# Material for this task

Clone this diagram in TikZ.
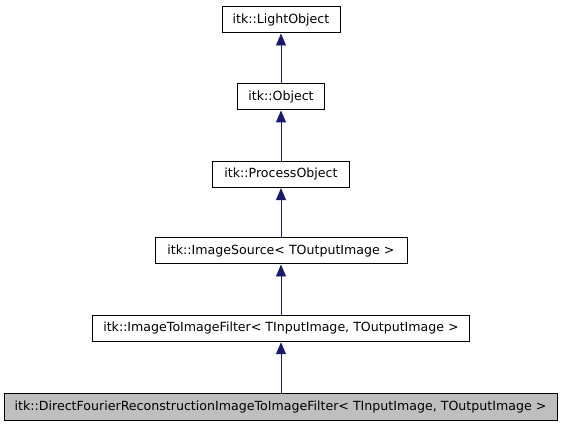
\documentclass[tikz,border=0pt]{standalone}
\usepackage{fontspec}
\setmainfont{DejaVu Sans}
\usetikzlibrary{arrows.meta}
\definecolor{edgeblue}{HTML}{191970}
\definecolor{boxgray}{HTML}{BFBFBF}
\tikzset{
  cls/.style={draw=black, line width=1pt, inner sep=0pt, font=\fontsize{12.6}{14}\selectfont, anchor=center},
  inh/.style={draw=edgeblue, line width=0.9pt, -{Triangle[length=12pt,width=10pt,fill=edgeblue]}},
}
\begin{document}
\begin{tikzpicture}[x=1pt,y=-1pt]
\useasboundingbox (0,0) rectangle (563,427);
\node[cls, minimum width=118, minimum height=26] (lo) at (281,20) {itk::LightObject};
\node[cls, minimum width=87, minimum height=26.5] (obj) at (281,96.7) {itk::Object};
\node[cls, minimum width=137, minimum height=26.5] (po) at (281,174.3) {itk::ProcessObject};
\node[cls, minimum width=252, minimum height=26] (is) at (281,251) {itk::ImageSource\textless{} TOutputImage \textgreater{}};
\node[cls, minimum width=377, minimum height=26.5] (itf) at (281,328.5) {itk::ImageToImageFilter\textless{} TInputImage, TOutputImage \textgreater{}};
\node[cls, fill=boxgray, minimum width=553, minimum height=27] (d) at (280.5,407.5) {itk::DirectFourierReconstructionImageToImageFilter\textless{} TInputImage, TOutputImage \textgreater{}};
\draw[inh] (obj.north) -- (lo.south);
\draw[inh] (po.north) -- (obj.south);
\draw[inh] (is.north) -- (po.south);
\draw[inh] (itf.north) -- (is.south);
\draw[inh] (d.north -| itf.south) -- (itf.south);
\end{tikzpicture}
\end{document}
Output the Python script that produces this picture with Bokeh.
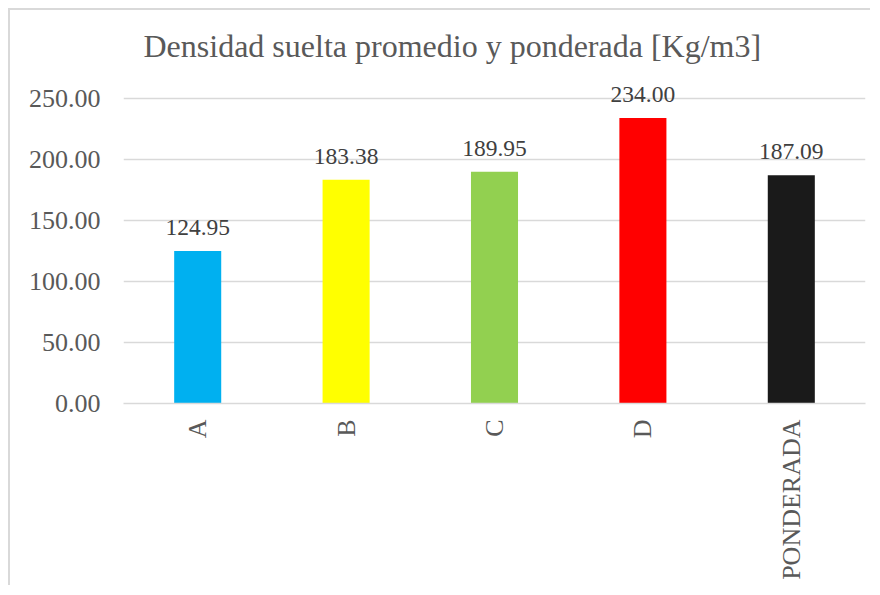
from bokeh.plotting import figure
from bokeh.models import ColumnDataSource, FixedTicker, PrintfTickFormatter, Title, LabelSet
from bokeh.embed import file_html
from bokeh.resources import INLINE
import math

categories = ["A", "B", "C", "D", "PONDERADA"]
densities = [124.95, 183.38, 189.95, 234.00, 187.09]
bar_colors = ["#00B0F0", "#FFFF00", "#92D050", "#FF0000", "#1A1A1A"]
y_ticks = [0, 50, 100, 150, 200, 250]
title_text = "Densidad suelta promedio y ponderada [Kg/m3]"

FONT = "Liberation Serif"

# frame: 250 units -> 305 px; extra headroom so the top data label is not clipped
PX_PER_UNIT = 305 / 250
TOP_BORDER = 62
HEIGHT = 577
BOTTOM_BORDER = 184
y_end = (HEIGHT - TOP_BORDER - BOTTOM_BORDER) / PX_PER_UNIT

source = ColumnDataSource(dict(
    cat=categories,
    val=densities,
    color=bar_colors,
    label=["%.2f" % v for v in densities],
))

p = figure(
    x_range=categories, y_range=(0, y_end),
    width=862, height=HEIGHT,
    output_backend="svg", toolbar_location=None,
    min_border_left=113, min_border_right=7,
    min_border_top=TOP_BORDER, min_border_bottom=BOTTOM_BORDER,
)
p.styles = {"border-left": "2px solid #D9D9D9", "border-top": "2px solid #D9D9D9",
            "margin-left": "8px", "margin-top": "8px"}

t = Title(text=title_text, align="left", offset=20, text_font=FONT, text_font_size="32px",
          text_color="#595959", text_font_style="normal", standoff=17)
p.add_layout(t, "above")

p.vbar(x="cat", top="val", width=0.317, color="color", line_color=None, source=source)

labels = LabelSet(x="cat", y="val", text="label", source=source, text_align="center",
                  text_baseline="alphabetic", y_offset=16, text_font=FONT,
                  text_font_size="23.5px", text_color="#404040")
p.add_layout(labels)

p.outline_line_color = None
p.background_fill_color = "white"
p.border_fill_color = "white"

p.xgrid.grid_line_color = None
p.ygrid.grid_line_color = "#D9D9D9"
p.ygrid.grid_line_width = 1.5
p.ygrid.ticker = FixedTicker(ticks=y_ticks)

p.yaxis.ticker = FixedTicker(ticks=y_ticks)
p.yaxis.formatter = PrintfTickFormatter(format="%.2f")
p.yaxis.axis_line_color = None
p.yaxis.major_tick_line_color = None
p.yaxis.minor_tick_line_color = None
p.yaxis.major_tick_out = 0
p.yaxis.major_label_standoff = 23
p.yaxis.major_label_text_font = FONT
p.yaxis.major_label_text_font_size = "26px"
p.yaxis.major_label_text_color = "#595959"

p.xaxis.axis_line_color = "#D9D9D9"
p.xaxis.axis_line_width = 1.5
p.xaxis.major_tick_line_color = None
p.xaxis.minor_tick_line_color = None
p.xaxis.major_tick_out = 0
p.xaxis.major_label_standoff = 16
p.xaxis.major_label_orientation = math.pi / 2
p.xaxis.major_label_text_font = FONT
p.xaxis.major_label_text_font_size = "26px"
p.xaxis.major_label_text_color = "#595959"

open("out.html", "w").write(file_html(p, INLINE))
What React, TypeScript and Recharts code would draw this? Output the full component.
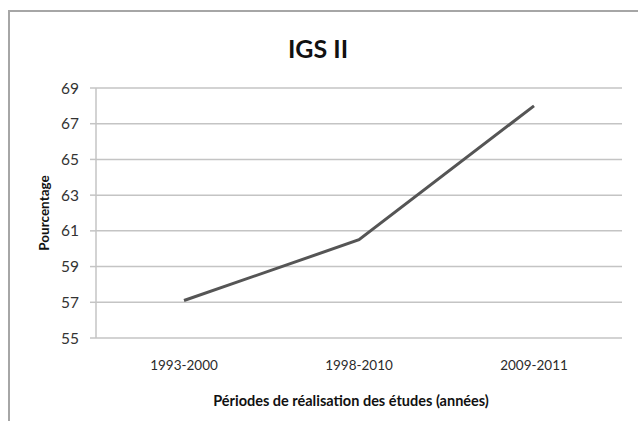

# Task goal
Above are records to transcribe exactly; leave their pictures out.

# Correct answer
Clone this diagram in TikZ.
\documentclass[tikz,border=0pt]{standalone}
\usepackage{fontspec}
\setmainfont{DejaVu Sans}
\usetikzlibrary{arrows.meta}
\definecolor{edgeblue}{HTML}{191970}
\definecolor{boxgray}{HTML}{BFBFBF}
\tikzset{
  cls/.style={draw=black, line width=1pt, inner sep=0pt, font=\fontsize{12.6}{14}\selectfont, anchor=center},
  inh/.style={draw=edgeblue, line width=0.9pt, -{Triangle[length=12pt,width=10pt,fill=edgeblue]}},
}
\begin{document}
\begin{tikzpicture}[x=1pt,y=-1pt]
\useasboundingbox (0,0) rectangle (563,427);
\node[cls, minimum width=118, minimum height=26] (lo) at (281,20) {itk::LightObject};
\node[cls, minimum width=87, minimum height=26.5] (obj) at (281,96.7) {itk::Object};
\node[cls, minimum width=137, minimum height=26.5] (po) at (281,174.3) {itk::ProcessObject};
\node[cls, minimum width=252, minimum height=26] (is) at (281,251) {itk::ImageSource\textless{} TOutputImage \textgreater{}};
\node[cls, minimum width=377, minimum height=26.5] (itf) at (281,328.5) {itk::ImageToImageFilter\textless{} TInputImage, TOutputImage \textgreater{}};
\node[cls, fill=boxgray, minimum width=553, minimum height=27] (d) at (280.5,407.5) {itk::DirectFourierReconstructionImageToImageFilter\textless{} TInputImage, TOutputImage \textgreater{}};
\draw[inh] (obj.north) -- (lo.south);
\draw[inh] (po.north) -- (obj.south);
\draw[inh] (is.north) -- (po.south);
\draw[inh] (itf.north) -- (is.south);
\draw[inh] (d.north -| itf.south) -- (itf.south);
\end{tikzpicture}
\end{document}
Output the Python script that produces this picture with Bokeh.
from bokeh.plotting import figure
from bokeh.models import ColumnDataSource, FixedTicker, PrintfTickFormatter, Title, LabelSet
from bokeh.embed import file_html
from bokeh.resources import INLINE
import math

categories = ["A", "B", "C", "D", "PONDERADA"]
densities = [124.95, 183.38, 189.95, 234.00, 187.09]
bar_colors = ["#00B0F0", "#FFFF00", "#92D050", "#FF0000", "#1A1A1A"]
y_ticks = [0, 50, 100, 150, 200, 250]
title_text = "Densidad suelta promedio y ponderada [Kg/m3]"

FONT = "Liberation Serif"

# frame: 250 units -> 305 px; extra headroom so the top data label is not clipped
PX_PER_UNIT = 305 / 250
TOP_BORDER = 62
HEIGHT = 577
BOTTOM_BORDER = 184
y_end = (HEIGHT - TOP_BORDER - BOTTOM_BORDER) / PX_PER_UNIT

source = ColumnDataSource(dict(
    cat=categories,
    val=densities,
    color=bar_colors,
    label=["%.2f" % v for v in densities],
))

p = figure(
    x_range=categories, y_range=(0, y_end),
    width=862, height=HEIGHT,
    output_backend="svg", toolbar_location=None,
    min_border_left=113, min_border_right=7,
    min_border_top=TOP_BORDER, min_border_bottom=BOTTOM_BORDER,
)
p.styles = {"border-left": "2px solid #D9D9D9", "border-top": "2px solid #D9D9D9",
            "margin-left": "8px", "margin-top": "8px"}

t = Title(text=title_text, align="left", offset=20, text_font=FONT, text_font_size="32px",
          text_color="#595959", text_font_style="normal", standoff=17)
p.add_layout(t, "above")

p.vbar(x="cat", top="val", width=0.317, color="color", line_color=None, source=source)

labels = LabelSet(x="cat", y="val", text="label", source=source, text_align="center",
                  text_baseline="alphabetic", y_offset=16, text_font=FONT,
                  text_font_size="23.5px", text_color="#404040")
p.add_layout(labels)

p.outline_line_color = None
p.background_fill_color = "white"
p.border_fill_color = "white"

p.xgrid.grid_line_color = None
p.ygrid.grid_line_color = "#D9D9D9"
p.ygrid.grid_line_width = 1.5
p.ygrid.ticker = FixedTicker(ticks=y_ticks)

p.yaxis.ticker = FixedTicker(ticks=y_ticks)
p.yaxis.formatter = PrintfTickFormatter(format="%.2f")
p.yaxis.axis_line_color = None
p.yaxis.major_tick_line_color = None
p.yaxis.minor_tick_line_color = None
p.yaxis.major_tick_out = 0
p.yaxis.major_label_standoff = 23
p.yaxis.major_label_text_font = FONT
p.yaxis.major_label_text_font_size = "26px"
p.yaxis.major_label_text_color = "#595959"

p.xaxis.axis_line_color = "#D9D9D9"
p.xaxis.axis_line_width = 1.5
p.xaxis.major_tick_line_color = None
p.xaxis.minor_tick_line_color = None
p.xaxis.major_tick_out = 0
p.xaxis.major_label_standoff = 16
p.xaxis.major_label_orientation = math.pi / 2
p.xaxis.major_label_text_font = FONT
p.xaxis.major_label_text_font_size = "26px"
p.xaxis.major_label_text_color = "#595959"

open("out.html", "w").write(file_html(p, INLINE))
What React, TypeScript and Recharts code would draw this? Output the full component.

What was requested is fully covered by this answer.